Ganz zum Ende der Verhandlung hat sich der Angeklagte, hier mit seiner Verteidigerin Corinna Nagel, doch noch entschuldigt. Foto: Bäßler

Im Mordprozess Illerkirchberg sind am Landgericht Ulm die Plädoyers gesprochen worden. Tränen fließen, die Kammer zieht eine besondere Schwere der Schuld in Betracht.

Vier Prozesstage lang hatte der Angeklagte eisern geschwiegen. Das ihm zustehende letzte Wort vor dem Urteilsspruch hat der 27-Jährige aus Eritrea, der am 5. Dezember in Illerkirchberg die 14-jährige Ece erstochen und ihre 13-jährige Freundin gefährlich verletzt haben soll, dann doch noch für eine Entschuldigung genutzt. „Ich bereue sehr und möchte Entschuldigung sagen“, diktierte er mit dünner leiser Stimme, die kaum die ersten Besucherreihen des Sitzungssaals erreichte, seinem Übersetzer.
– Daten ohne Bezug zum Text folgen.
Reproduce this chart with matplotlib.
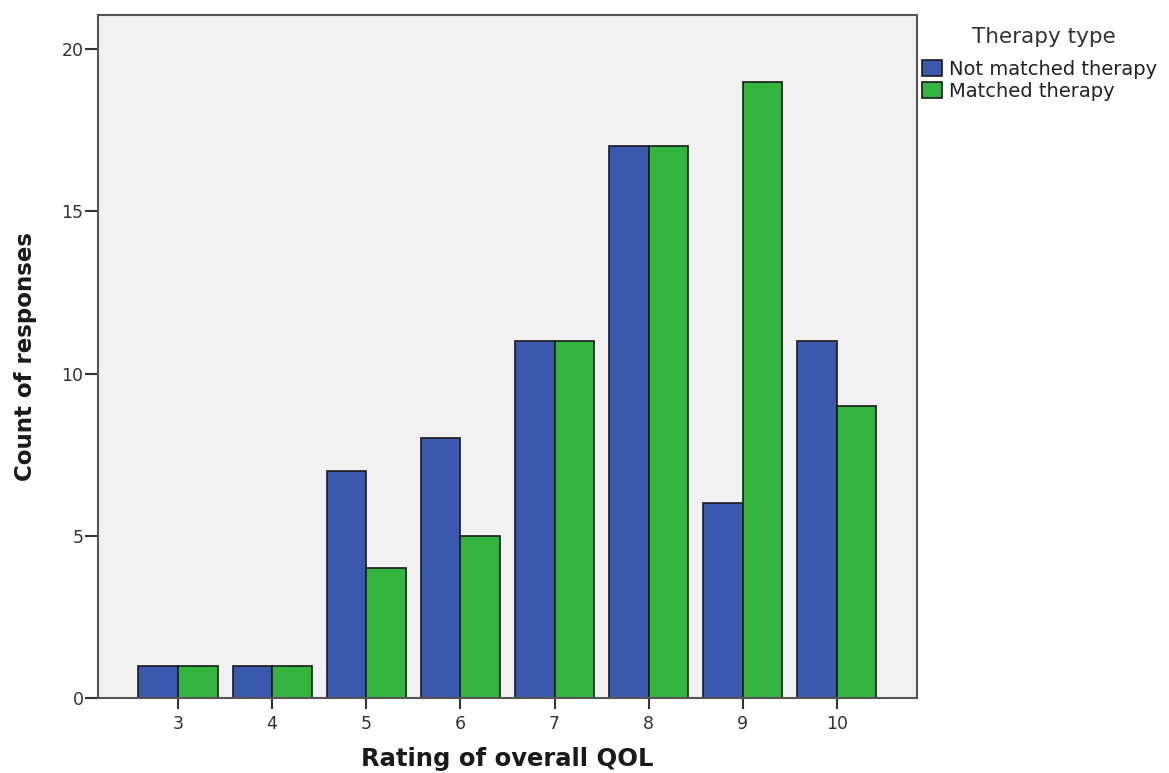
import numpy as np
import matplotlib.pyplot as plt

ratings = [3, 4, 5, 6, 7, 8, 9, 10]
not_matched = [1, 1, 7, 8, 11, 17, 6, 11]
matched = [1, 1, 4, 5, 11, 17, 19, 9]
series_names = ['Not matched therapy', 'Matched therapy']

plt.rcParams['font.family'] = 'DejaVu Sans'

fig = plt.figure(figsize=(11.69, 7.73), dpi=100)
ax = fig.add_axes([0.0838, 0.097, 0.7006, 0.8836])
ax.set_facecolor('#f0f1f0')

x = np.array(ratings)
w = 0.42
ax.bar(x - w/2, not_matched, w, color='#3a58ae', edgecolor='#1a1a1a', linewidth=1.2,
       label=series_names[0], zorder=2)
ax.bar(x + w/2, matched, w, color='#33b53f', edgecolor='#1a1a1a', linewidth=1.2,
       label=series_names[1], zorder=2)

ax.set_xlim(2.15, 10.85)
ax.set_ylim(0, 21.05)
ax.set_xticks(ratings)
ax.set_yticks([0, 5, 10, 15, 20])

for s in ax.spines.values():
    s.set_color('#555555')
    s.set_linewidth(1.5)

ax.tick_params(axis='both', direction='out', width=1.5, color='#333333',
               labelsize=12.5, labelcolor='#333333')
ax.tick_params(axis='x', length=8, pad=4)
ax.tick_params(axis='y', length=9.5, pad=1)

ax.set_xlabel('Rating of overall QOL', fontsize=17.5, fontweight='bold', color='#1a1a1a', labelpad=10)
ax.set_ylabel('Count of responses', fontsize=16.5, fontweight='bold', color='#1a1a1a', labelpad=17.5)

# legend title drawn separately to get the wider gap above the entries
fig.text(1044 / 1169, 1 - 37 / 773, 'Therapy type', fontsize=15.5, color='#333333',
         ha='center', va='center')
leg = ax.legend(loc='upper left', bbox_to_anchor=(922 / 1169, 1 - 60 / 773),
                bbox_transform=fig.transFigure, frameon=False,
                fontsize=14, handlelength=1.03, handleheight=0.88, handletextpad=0.35,
                labelspacing=0.15, borderaxespad=0, borderpad=0)
for t in leg.get_texts():
    t.set_color('#222222')

fig.savefig('out.png', dpi=100)
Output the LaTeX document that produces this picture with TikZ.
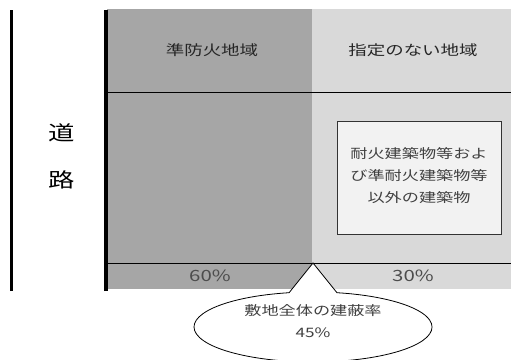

Eine Besänftigung für die Familien der Mädchen dürfte das kaum gewesen sein. Denn zu diesem rasenden Messerangriff insbesondere auf die 14-Jährige, der im Prozess wiederholt als „Overkill“ oder auch „Übertötung“ bezeichnet wurde, hatte der Mann ja wieder nichts gesagt. Die Staatsanwältin Nadine Schmelzer wich in ihrem Plädoyer denn auch kaum von ihrer zu Prozessbeginn formulierten Anklageschrift ab. Wegen Mordes und versuchten Mordes beantragte sie die Verhängung einer lebenslangen Haftstrafe, verbunden mit der Feststellung der besonderen Schwere der Schuld. Bei einer solchen Strafverschärfung werden Täter nicht automatisch, wie sonst üblich, nach 15 Jahren Haft freigelassen. Die beiden Mädchen seien sehr jung gewesen, der Angeklagte habe im Prozess „keinerlei Reue gezeigt“.

„Ein kaltblütiger Mörder“

Diesem Antrag schloss sich Süleyman Pozan an, Anwalt der Familie von Ece und Nebenkläger. Mit stockenden Sätzen, sich dabei die Augen mit einem Papiertaschentuch tupfend, sprach er vom Schmerz der Familie, resümierte dann sein Plädoyer mit einem scharfen Satz: „Aus meiner Sicht ist der Angeklagte ein kaltblütiger Mörder.“

Die Eltern der überlebenden 13-Jährigen hatten noch einmal selber in der Bankreihe der Nebenkläger Platz genommen, hörten wieder stumm und gefasst zu. Sie ließen ihre Anwältin sprechen, die sich ebenfalls der Strafforderung der Staatsanwaltschaft anschloss. Sie fügte aber auch hinzu, wie schwer es für die Familie sei, die „die Sinnlosigkeit“ der Tat aushalten müsse und „die fehlende Empathie“ des Täters, der sich in Polizeivernehmungen und gegenüber dem Gutachter stets nur selber bedauert habe. Die Anwältin verlas zudem ein Schreiben, das die 13-Jährige extra für dieses Plädoyer mit auf den Weg gegeben hatte. „Wenn man anderen Menschen so weh tut, sollte man die schlimmste Strafe bekommen“, war zu hören, und über Ece: „Ich bin so dankbar, dass sie meine beste Freundin war.“

Kommende Woche fällt das Urteil

Der Richter Wolfgang Tresenreiter erteilte seinerseits den Rechtshinweis , dass im Hinblick auf das Urteil eine besondere Schwere der Schuld geprüft werde. Der allseits geforderten Strafverschärfung trat jedoch Corinna Nagel, die Verteidigerin des 27-Jährigen, entgegen. Sie beantragte, lediglich eine lebenslange Haftstrafe zu verhängen, denn: „In diesem Urteil ist der Tod eines Menschen bereits mit drin.“ Sich durch Schweigen zu verteidigen, sei das Recht jedes Angeklagten, und ob die angeprangerte Reuelosigkeit nicht eigentlich ein Selbstschutzmechanismus ihres Mandanten sei, könne niemand sagen. Die Tat mache auch sie „sprachlos“, so Nagel, doch sie sei am Ende einer „Spirale aus Verzweiflung, Hilflosigkeit, Ohnmacht und Wut“ geschehen. „Mit Logik hat das alles nichts zu tun.“ Das Urteil wird am kommenden Dienstag gefällt.